As usual (particularly in those days), I was staying with my “host family” in Tokyo, Mr and Mrs Gotoh. Back at their house, they asked why the interview wasn’t in English as Ishihara was known to speak English. My answer was simply that as a politician, Ishihara had to be careful with what he said (though you may not have always have thought so) and if he made a mistake in English, he may not realise it and I’d still be able to quote him on it, whereas if he made a mistake in Japanese, he’d probably realise and correct himself. As it turned out, Ishihara did use a bit of English in the interview. And he made a mistake. Sadly for me, he realised the error and corrected himself straight away. At one point he said “I believe that Japan will take over America”. Gold dust. I could sell this story to the media. But he soon corrected to “I believe will over take America”. Damn, I was still going to be a poor non-salaried academic-wannabe.
Ishihara answered all of my three questions. I then asked if I could ask additional as only 30 minutes or so had passed. He was happy to do so. During the interview, some of the additional staff were coughing.
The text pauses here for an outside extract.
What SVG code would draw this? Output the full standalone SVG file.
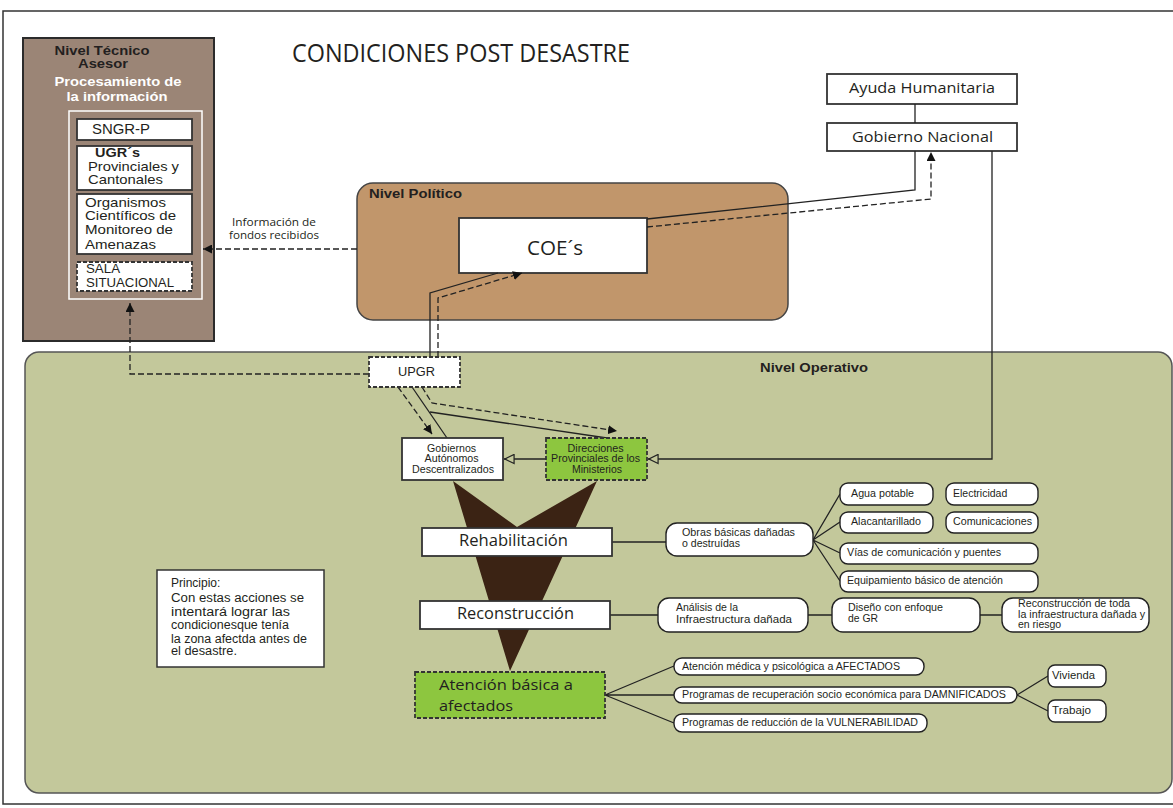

I’m sure that this was nothing health-related was more a signal to tell Ishihara to stop talking in such a way.
Among the things we discussed that I remember now (and may not be in my book) were that Ishihara commented on how dull and boring he found the Japanese national anthem as he listened to it (I think the previous night) when it was played at a national football match. This was not something I was ever expecting him to say. I also remember us discussing his desire for Yokota Air Base to be returned from the US Air Force to Japan so it could be used as an additional airport (this discussion was long before I would go on to do research about the JL123 crash – JL123 had been offered the use of Yokota by the USAF). Ishihara was very against the US having military bases in Tokyo and Japan more widely and asked if I could imagine the US ever having such bases in the UK. I think I reacted as diplomatically as I could to his ignorance about there being such bases still in the UK.
Despite some of his comments (such as referring to China as “Shina” a couple of times), I never got the impression that he (as with Nakasone) was as dangerous a nationalist as many suggested. Perhaps my judgement was clouded by the fact that I had more of sympathetic view to aspects of national pride than I went on to have, but I found his (and Nakasone’s) views quite refreshing once you got to talk in more depth. In reality the interview with Ishihara was more interesting compared to the ones I had with Nakasone since I already knew so much more about Nakasone’s views due to how much of his writings I had read.
Having completed all of my additional questions, and with there still being some time remaining, Ishihara then proceeded to interview me! This discussion including me explaining how I was looking for a full-time academic job, to which Ishihara said that he would be delighted to provide me with a reference letter. I thanked him for this, but never took him on the offer since I was not convinced that any university (where non-nationalist views tend to dominate) would welcome anyone with someone like Ishihara as one of their referees!